The funds held by Indians with banks in Switzerland fell by CHF 215 million to CHF 1,815 million (1.98 billion in the US dollar terms), from 2,030 million Swiss franc, as per the latest data released today by the country’s central banking authority SNB (Swiss National Bank).
This is the second lowest amount of funds held by Indians in the Swiss banks and follows an increase of over 40 per cent in the previous year, 2013.
In contrast, the money held in Swiss banks by their foreign clients from across the world surprisingly rose during 2014 to 1.5 trillion Swiss franc (USD 1.6 trillion or Rs. 103 lakh crore), from about Rs. 90 lakh crore at the end of 2013 — the record low level so far.
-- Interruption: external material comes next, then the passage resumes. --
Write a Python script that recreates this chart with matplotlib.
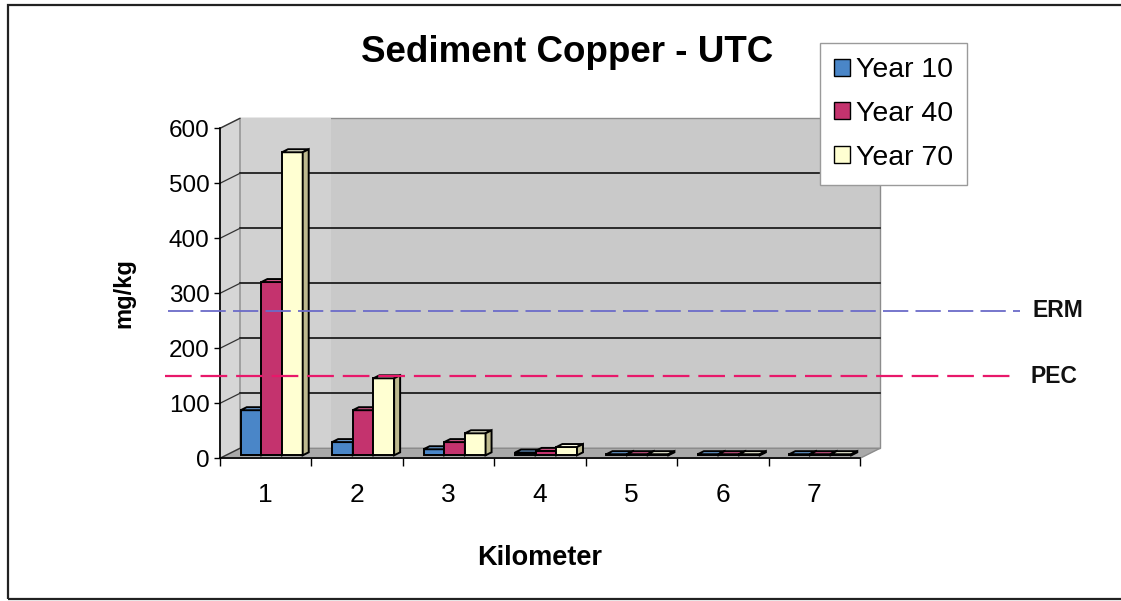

During 2012, the Indians’ money in Swiss banks had fallen by over one-third to its lowest ever level of 1.42 billion Swiss franc (Rs. 8,530 crore).
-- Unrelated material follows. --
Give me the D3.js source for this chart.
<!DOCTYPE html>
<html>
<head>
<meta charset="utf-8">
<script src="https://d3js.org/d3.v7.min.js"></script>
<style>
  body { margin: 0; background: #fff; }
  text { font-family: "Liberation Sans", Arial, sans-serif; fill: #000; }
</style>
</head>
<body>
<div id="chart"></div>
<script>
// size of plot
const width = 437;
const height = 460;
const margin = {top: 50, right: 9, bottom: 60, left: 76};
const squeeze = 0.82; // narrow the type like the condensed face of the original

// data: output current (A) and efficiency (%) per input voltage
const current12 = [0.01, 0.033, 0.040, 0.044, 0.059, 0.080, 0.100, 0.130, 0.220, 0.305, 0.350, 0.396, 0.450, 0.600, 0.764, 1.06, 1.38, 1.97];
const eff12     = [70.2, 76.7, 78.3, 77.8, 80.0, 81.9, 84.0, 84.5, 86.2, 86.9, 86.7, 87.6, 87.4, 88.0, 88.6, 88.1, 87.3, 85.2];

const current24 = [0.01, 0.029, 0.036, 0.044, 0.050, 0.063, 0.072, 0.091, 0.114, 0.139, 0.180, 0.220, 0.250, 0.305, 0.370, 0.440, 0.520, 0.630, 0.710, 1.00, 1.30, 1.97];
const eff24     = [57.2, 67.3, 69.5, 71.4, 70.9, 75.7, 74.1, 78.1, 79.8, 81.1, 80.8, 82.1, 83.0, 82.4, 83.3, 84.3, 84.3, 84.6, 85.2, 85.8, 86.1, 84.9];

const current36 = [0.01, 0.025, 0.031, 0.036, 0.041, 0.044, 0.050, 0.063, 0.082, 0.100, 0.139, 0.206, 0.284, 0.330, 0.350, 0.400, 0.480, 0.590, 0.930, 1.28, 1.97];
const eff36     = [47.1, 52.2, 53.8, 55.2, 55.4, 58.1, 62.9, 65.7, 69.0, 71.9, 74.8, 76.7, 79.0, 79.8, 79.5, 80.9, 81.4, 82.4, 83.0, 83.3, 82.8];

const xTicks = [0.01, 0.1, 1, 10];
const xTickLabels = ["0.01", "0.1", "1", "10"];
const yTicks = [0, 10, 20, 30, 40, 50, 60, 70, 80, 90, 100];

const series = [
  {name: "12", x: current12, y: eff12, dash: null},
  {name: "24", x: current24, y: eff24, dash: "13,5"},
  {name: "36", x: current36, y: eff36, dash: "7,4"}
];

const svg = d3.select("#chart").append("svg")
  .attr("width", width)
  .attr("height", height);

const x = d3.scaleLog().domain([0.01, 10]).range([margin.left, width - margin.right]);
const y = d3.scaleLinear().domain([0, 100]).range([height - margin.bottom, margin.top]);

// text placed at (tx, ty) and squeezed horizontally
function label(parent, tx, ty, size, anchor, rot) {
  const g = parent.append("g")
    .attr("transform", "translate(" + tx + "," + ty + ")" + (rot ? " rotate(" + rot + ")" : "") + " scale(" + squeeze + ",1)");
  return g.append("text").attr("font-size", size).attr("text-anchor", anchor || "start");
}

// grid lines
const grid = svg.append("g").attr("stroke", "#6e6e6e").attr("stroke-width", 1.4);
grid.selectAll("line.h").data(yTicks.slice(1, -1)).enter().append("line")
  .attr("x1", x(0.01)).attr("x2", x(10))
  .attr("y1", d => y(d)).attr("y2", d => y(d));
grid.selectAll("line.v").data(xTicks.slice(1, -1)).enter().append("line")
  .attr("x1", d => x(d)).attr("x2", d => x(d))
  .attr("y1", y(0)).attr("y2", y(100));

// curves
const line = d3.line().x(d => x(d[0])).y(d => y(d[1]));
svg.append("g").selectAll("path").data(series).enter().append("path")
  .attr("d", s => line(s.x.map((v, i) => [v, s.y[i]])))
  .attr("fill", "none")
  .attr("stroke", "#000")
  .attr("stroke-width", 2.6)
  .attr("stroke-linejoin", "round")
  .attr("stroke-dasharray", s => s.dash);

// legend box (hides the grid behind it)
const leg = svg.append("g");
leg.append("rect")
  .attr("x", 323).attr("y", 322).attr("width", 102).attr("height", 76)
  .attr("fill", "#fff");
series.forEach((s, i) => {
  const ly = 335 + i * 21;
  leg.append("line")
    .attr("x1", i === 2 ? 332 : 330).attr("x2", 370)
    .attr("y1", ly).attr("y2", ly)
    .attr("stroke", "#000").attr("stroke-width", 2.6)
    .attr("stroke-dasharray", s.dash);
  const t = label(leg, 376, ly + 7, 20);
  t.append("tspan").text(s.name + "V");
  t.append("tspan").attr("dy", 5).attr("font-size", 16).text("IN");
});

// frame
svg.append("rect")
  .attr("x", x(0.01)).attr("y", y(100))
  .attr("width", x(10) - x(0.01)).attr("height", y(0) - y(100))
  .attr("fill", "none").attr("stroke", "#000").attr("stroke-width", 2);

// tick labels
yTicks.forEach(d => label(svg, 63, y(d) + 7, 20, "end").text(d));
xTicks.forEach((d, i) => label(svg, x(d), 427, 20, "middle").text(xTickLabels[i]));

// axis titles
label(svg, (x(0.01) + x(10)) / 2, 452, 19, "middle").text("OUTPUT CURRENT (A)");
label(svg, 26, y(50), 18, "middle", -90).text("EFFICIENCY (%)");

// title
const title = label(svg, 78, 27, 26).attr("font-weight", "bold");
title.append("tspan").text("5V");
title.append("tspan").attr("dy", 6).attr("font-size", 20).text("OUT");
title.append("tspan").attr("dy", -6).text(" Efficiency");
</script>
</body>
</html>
As per the latest data, the total Indian money held in Swiss banks at the end of 2014 included 1,776 million Swiss franc or Rs. 12,350 crore held directly by Indian individuals and entities (down from 1,952 million a year ago), and another 38 million Swiss franc (down from 77.3 million Swiss francs at 2013-end) through ‘fiduciaries’ or wealth managers.
However, “amounts due to customers’ savings and deposit accounts” was only CHF 52 million (down from CHF 63 million a year ago), while over CHF 100 million was due through other banks and the remaining amount of well over one billion Swiss francs have been classified as “other amounts due to the customers” from India.
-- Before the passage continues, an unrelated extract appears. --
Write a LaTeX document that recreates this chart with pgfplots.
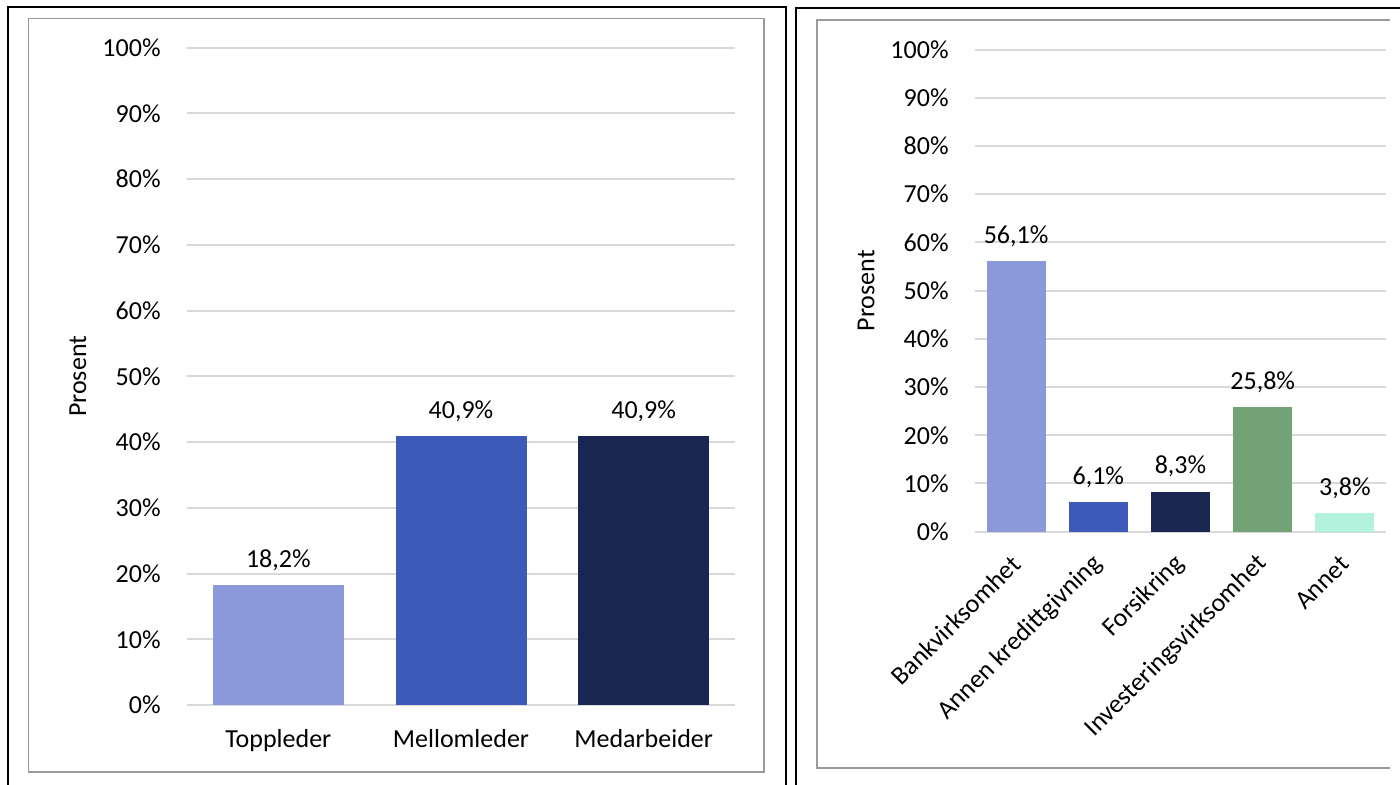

The latest data from Zurich-based SNB comes at a time when Switzerland has begun sharing foreign client details after submission of evidence of wrongdoing by India and other foreign countries.
It has been facing growing pressure from India and many other countries to share foreign client details, although its own lawmakers were resisting such measures for a long time.
India has also constituted a Special Investigation Team (SIT) to probe cases of alleged black money of Indians, including funds stashed abroad in places like Switzerland.
The funds, described by SNB as ‘liabilities’ of Swiss banks or ‘amounts due to’ their clients, are the official figures disclosed by the Swiss authorities and do not indicate to the quantum of the much-debated alleged black money held by Indians in the safe havens of Switzerland.
SNB’s official figures also do not include the money that Indians or others might have in Swiss banks in the names of entities from different countries.
As per the latest data, the amount held by Indians through fiduciaries has reached a record low level, while it used to be in billions till about 7 years ago.
According to the SNB data, funds held by the US entities in Swiss banks rose for the second consecutive year and stood at 244 billion Swiss franc at the end of 2014, despite a major crackdown by the American authorities against the Swiss banks.
A number of other countries also saw their exposure to Swiss banks increase during the year, resulting in the rise in overall funds held by foreign clients in Switzerland’s banking institutions.
Such countries included UK, Germany, Italy and a number of other European jurisdictions.
The funds of Chinese persons also rose from 6.7 billion Swiss franc to 8.1 billion Swiss franc, while that from Pakistan rose from 1.014 million Swiss franc to 1,236 million Swiss franc.
Earlier, Indians’ money in Swiss banks had risen in 2012 and in 2011.